··· DATA RECORDS
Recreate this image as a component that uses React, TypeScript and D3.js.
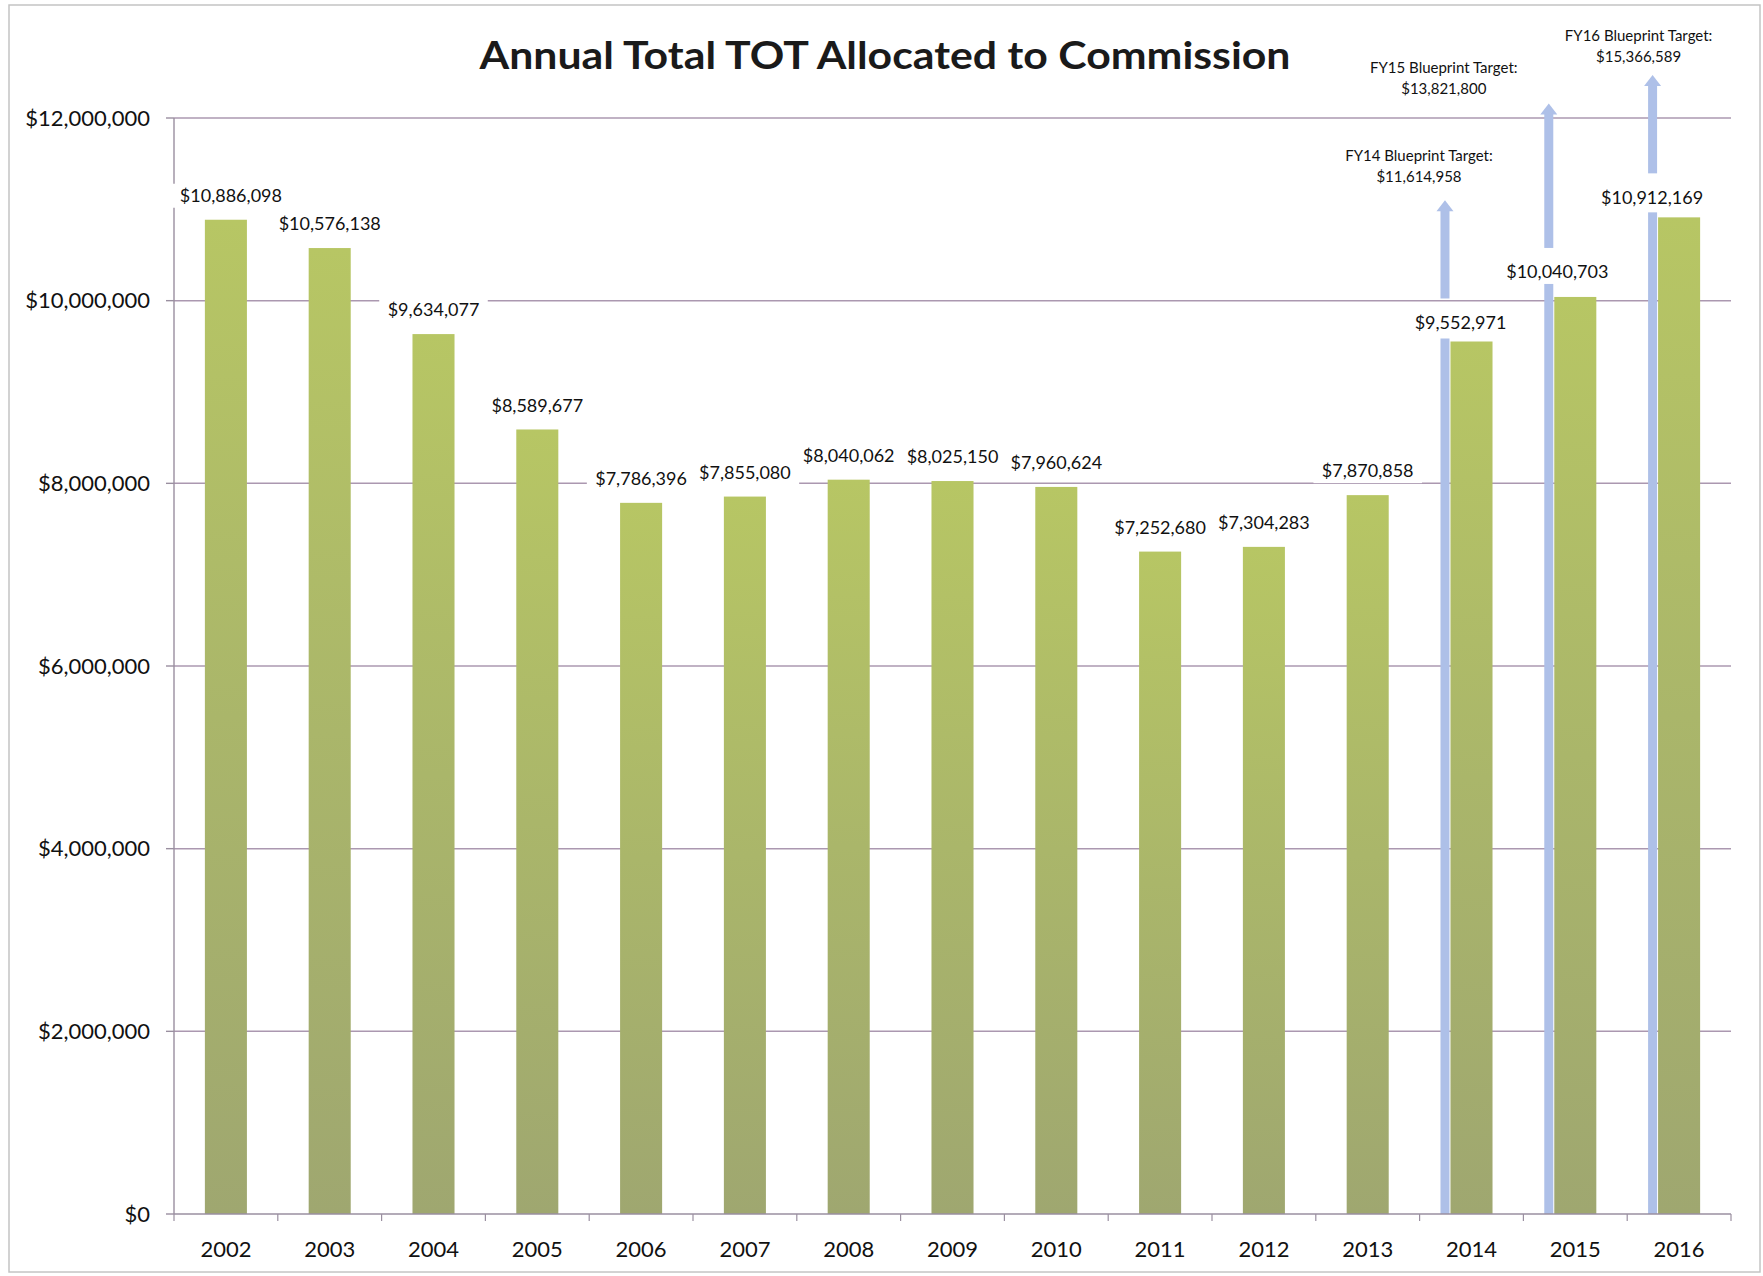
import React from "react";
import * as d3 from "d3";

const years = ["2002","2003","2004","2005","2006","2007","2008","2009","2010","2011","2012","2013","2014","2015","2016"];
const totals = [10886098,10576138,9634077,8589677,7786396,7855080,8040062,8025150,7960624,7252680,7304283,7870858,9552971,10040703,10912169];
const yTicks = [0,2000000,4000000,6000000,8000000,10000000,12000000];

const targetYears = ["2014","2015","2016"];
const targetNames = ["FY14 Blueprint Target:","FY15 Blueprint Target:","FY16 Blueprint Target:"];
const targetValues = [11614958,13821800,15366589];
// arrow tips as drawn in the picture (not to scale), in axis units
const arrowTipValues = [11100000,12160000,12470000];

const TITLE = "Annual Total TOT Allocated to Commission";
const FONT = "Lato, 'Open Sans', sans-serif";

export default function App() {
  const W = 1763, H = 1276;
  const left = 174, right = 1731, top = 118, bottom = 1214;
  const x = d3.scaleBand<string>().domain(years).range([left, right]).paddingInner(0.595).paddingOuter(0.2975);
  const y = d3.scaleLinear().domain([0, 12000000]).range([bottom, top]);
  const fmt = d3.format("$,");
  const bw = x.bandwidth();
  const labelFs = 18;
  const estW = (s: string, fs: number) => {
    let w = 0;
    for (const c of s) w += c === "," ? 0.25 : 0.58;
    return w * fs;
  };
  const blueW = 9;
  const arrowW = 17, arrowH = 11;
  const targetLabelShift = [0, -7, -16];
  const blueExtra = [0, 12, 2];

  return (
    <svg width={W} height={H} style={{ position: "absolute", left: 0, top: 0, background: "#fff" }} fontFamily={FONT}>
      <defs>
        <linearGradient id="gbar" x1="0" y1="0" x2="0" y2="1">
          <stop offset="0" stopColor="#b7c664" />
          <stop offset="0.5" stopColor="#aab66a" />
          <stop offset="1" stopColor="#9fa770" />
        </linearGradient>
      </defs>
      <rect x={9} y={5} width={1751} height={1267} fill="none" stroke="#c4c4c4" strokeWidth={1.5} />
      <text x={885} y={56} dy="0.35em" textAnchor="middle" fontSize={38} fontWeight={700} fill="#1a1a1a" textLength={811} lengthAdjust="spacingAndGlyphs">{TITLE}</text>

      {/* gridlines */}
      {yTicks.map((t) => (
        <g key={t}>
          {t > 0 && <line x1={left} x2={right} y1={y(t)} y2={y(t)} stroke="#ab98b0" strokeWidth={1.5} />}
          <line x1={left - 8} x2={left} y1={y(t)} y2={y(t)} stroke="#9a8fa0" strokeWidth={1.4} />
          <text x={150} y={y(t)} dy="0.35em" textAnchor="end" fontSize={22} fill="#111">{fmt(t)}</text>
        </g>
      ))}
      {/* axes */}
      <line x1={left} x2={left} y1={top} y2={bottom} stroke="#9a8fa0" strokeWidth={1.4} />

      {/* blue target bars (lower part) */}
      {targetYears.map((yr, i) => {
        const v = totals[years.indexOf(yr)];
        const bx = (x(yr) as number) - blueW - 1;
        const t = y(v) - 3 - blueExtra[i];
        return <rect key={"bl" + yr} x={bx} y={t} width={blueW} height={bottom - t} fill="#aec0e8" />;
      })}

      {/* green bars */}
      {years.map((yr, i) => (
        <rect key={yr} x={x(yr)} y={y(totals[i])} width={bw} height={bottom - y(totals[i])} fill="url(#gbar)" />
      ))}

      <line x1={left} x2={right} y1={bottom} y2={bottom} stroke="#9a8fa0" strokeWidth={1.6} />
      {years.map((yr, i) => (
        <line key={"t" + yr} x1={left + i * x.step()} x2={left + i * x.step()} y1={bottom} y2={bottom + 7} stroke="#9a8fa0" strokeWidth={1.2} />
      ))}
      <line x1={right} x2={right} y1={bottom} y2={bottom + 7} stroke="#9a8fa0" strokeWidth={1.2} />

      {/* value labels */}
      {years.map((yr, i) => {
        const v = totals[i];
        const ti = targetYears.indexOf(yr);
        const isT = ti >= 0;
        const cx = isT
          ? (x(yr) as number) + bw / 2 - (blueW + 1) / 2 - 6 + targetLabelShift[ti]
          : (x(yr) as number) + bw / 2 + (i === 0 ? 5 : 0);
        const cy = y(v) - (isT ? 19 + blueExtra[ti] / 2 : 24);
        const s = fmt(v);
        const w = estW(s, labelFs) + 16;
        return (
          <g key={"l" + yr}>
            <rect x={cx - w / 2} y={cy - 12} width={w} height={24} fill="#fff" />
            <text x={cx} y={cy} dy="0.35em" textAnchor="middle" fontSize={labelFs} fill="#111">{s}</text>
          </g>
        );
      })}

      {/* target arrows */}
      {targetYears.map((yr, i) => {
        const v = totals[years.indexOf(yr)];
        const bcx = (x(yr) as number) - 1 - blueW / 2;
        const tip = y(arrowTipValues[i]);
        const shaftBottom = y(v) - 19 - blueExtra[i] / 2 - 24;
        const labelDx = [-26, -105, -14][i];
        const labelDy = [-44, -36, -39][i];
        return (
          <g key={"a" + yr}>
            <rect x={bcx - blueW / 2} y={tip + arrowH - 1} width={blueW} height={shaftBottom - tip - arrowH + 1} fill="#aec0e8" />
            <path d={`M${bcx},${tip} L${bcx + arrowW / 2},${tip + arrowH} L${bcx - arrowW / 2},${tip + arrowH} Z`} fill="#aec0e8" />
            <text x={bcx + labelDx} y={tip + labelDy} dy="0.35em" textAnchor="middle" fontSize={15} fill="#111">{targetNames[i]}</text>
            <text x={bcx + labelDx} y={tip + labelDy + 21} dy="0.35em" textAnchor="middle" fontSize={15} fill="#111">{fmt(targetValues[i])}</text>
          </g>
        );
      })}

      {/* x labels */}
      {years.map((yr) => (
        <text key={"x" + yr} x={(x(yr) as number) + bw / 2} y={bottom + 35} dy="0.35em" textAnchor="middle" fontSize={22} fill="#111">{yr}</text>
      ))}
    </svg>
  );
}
······
··· DATA RECORDS
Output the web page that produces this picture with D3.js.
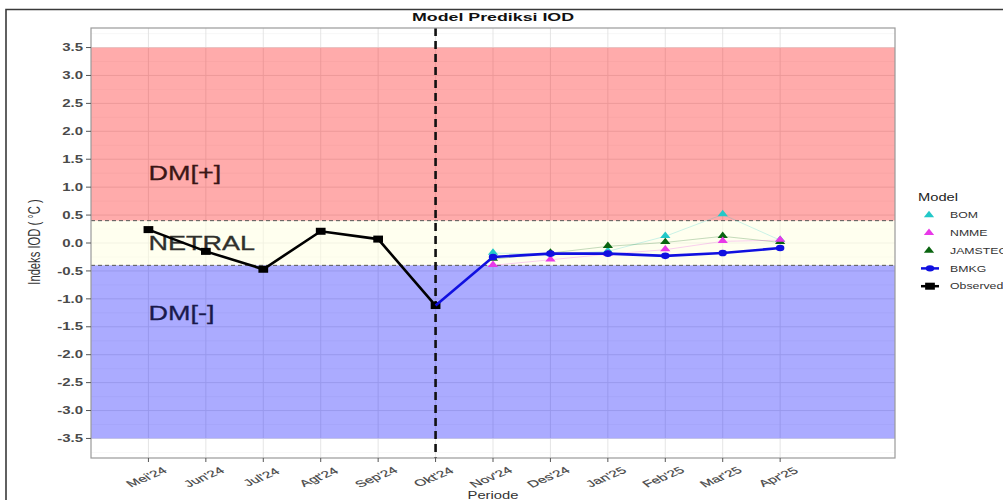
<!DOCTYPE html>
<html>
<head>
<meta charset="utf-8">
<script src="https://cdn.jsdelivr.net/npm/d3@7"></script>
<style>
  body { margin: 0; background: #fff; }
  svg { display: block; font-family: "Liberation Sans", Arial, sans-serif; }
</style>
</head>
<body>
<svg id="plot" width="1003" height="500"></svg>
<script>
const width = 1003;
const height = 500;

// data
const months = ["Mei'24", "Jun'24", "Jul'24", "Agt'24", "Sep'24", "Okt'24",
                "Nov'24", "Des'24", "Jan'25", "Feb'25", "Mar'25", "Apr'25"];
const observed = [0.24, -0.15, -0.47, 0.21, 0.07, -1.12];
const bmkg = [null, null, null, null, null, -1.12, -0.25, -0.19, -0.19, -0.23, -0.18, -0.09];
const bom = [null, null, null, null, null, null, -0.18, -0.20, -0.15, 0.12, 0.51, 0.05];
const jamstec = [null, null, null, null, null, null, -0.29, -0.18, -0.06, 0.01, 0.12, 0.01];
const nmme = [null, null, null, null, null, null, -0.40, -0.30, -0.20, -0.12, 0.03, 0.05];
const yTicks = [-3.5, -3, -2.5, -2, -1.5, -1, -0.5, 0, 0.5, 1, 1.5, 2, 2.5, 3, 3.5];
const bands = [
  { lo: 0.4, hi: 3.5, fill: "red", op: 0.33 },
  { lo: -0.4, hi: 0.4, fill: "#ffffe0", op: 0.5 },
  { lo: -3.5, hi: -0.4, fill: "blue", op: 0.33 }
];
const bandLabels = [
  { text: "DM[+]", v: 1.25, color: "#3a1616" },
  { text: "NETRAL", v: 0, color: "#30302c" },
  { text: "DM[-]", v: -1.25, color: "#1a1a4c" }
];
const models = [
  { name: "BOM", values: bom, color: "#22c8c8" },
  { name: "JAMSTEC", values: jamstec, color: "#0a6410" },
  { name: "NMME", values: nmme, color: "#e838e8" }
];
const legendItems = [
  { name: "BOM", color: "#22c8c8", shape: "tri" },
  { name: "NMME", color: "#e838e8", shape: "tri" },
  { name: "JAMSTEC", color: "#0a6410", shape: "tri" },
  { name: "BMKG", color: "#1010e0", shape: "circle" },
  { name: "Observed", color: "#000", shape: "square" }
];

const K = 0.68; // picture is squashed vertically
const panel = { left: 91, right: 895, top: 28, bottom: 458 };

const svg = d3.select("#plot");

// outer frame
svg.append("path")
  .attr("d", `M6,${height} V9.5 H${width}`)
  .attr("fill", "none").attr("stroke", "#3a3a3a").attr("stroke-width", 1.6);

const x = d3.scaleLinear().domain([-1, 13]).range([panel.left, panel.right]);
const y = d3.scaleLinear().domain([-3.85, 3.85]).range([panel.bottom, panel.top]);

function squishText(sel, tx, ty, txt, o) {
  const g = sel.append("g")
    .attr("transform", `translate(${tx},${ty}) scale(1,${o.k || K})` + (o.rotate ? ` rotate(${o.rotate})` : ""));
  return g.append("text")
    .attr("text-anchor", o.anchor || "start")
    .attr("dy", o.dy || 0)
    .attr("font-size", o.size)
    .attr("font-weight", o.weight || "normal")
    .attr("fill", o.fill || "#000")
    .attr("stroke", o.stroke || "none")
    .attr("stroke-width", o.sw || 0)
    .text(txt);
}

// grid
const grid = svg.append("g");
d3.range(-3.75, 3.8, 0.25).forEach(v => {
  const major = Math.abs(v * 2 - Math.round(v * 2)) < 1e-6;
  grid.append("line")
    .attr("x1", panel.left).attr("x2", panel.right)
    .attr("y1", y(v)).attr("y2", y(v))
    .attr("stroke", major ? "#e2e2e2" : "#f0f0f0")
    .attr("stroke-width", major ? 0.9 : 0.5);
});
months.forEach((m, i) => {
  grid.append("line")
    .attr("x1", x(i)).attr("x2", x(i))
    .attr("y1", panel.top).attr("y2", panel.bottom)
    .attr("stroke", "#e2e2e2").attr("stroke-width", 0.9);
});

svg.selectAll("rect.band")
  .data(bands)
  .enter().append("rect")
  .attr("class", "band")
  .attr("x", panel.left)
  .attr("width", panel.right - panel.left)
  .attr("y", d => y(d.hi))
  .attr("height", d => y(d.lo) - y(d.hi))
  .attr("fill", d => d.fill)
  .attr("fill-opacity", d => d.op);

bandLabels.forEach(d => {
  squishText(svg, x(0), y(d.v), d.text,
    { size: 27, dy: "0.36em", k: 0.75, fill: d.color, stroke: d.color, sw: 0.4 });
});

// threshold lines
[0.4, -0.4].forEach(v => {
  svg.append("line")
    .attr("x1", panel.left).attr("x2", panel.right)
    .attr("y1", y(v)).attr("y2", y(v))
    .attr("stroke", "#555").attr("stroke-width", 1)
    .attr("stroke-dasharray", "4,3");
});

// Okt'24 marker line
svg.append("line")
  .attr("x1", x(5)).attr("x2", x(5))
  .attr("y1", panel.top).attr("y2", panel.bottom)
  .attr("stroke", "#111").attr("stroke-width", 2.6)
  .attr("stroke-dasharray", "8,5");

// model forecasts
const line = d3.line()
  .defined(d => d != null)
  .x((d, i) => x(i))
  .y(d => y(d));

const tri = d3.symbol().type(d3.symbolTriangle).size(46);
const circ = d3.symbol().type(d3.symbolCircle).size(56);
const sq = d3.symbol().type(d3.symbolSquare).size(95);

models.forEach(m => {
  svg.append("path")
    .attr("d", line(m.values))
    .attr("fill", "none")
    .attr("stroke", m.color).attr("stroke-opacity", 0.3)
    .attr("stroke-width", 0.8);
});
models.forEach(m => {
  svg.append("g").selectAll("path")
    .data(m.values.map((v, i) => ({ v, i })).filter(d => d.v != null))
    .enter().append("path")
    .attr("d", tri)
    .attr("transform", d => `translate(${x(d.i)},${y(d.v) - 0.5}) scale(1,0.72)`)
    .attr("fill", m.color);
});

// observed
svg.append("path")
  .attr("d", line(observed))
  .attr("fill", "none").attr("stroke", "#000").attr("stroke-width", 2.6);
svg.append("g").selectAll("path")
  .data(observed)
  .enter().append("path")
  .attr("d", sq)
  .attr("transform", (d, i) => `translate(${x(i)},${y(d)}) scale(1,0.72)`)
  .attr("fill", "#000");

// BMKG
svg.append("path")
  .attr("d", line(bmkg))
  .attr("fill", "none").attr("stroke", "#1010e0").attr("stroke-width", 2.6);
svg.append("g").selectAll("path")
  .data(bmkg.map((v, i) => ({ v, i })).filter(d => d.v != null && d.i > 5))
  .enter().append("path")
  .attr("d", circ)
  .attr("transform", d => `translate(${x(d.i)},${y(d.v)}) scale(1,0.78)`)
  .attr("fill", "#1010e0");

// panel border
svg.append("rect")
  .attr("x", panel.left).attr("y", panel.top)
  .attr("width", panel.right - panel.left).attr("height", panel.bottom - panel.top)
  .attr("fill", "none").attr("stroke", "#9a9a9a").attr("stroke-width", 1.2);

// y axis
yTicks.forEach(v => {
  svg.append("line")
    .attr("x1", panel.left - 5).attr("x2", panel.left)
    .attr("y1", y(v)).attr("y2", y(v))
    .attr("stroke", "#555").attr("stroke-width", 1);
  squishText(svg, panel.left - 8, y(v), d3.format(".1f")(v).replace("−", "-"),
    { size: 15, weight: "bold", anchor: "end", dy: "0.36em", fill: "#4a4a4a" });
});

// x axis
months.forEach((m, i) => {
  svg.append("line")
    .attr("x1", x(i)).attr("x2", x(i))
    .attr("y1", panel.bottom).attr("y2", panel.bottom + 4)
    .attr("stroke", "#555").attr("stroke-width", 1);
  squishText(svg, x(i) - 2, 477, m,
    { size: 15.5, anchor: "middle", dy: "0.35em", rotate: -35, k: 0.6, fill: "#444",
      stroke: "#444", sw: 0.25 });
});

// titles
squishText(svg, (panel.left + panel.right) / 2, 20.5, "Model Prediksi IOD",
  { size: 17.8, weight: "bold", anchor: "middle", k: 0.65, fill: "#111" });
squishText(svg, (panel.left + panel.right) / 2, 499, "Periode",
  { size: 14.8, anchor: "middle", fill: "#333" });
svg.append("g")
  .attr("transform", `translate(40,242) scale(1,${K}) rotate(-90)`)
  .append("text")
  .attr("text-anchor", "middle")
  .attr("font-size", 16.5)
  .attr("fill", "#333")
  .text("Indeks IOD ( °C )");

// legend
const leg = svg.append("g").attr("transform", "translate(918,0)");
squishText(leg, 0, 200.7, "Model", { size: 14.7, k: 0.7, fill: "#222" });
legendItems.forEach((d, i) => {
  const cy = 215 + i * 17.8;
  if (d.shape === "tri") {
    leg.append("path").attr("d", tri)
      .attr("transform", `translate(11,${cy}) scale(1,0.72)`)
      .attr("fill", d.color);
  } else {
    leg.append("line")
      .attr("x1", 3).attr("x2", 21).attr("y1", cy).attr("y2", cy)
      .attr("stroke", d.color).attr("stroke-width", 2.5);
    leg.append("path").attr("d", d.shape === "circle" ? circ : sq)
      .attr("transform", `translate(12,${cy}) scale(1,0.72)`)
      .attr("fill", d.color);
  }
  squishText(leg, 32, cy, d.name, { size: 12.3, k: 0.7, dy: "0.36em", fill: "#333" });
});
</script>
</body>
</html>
······
* EXERCISE *
Among the records above, locate the line containing "Recreate this image" and the line containing "yTicks = [0,2000000,4000000,6000000,8000000,10000000,12000000];", then transcribe exactly the lines starting at the first and ending at the second, with no pictures.

* EXERCISE SOLUTION *
Recreate this image as a component that uses React, TypeScript and D3.js.
import React from "react";
import * as d3 from "d3";

const years = ["2002","2003","2004","2005","2006","2007","2008","2009","2010","2011","2012","2013","2014","2015","2016"];
const totals = [10886098,10576138,9634077,8589677,7786396,7855080,8040062,8025150,7960624,7252680,7304283,7870858,9552971,10040703,10912169];
const yTicks = [0,2000000,4000000,6000000,8000000,10000000,12000000];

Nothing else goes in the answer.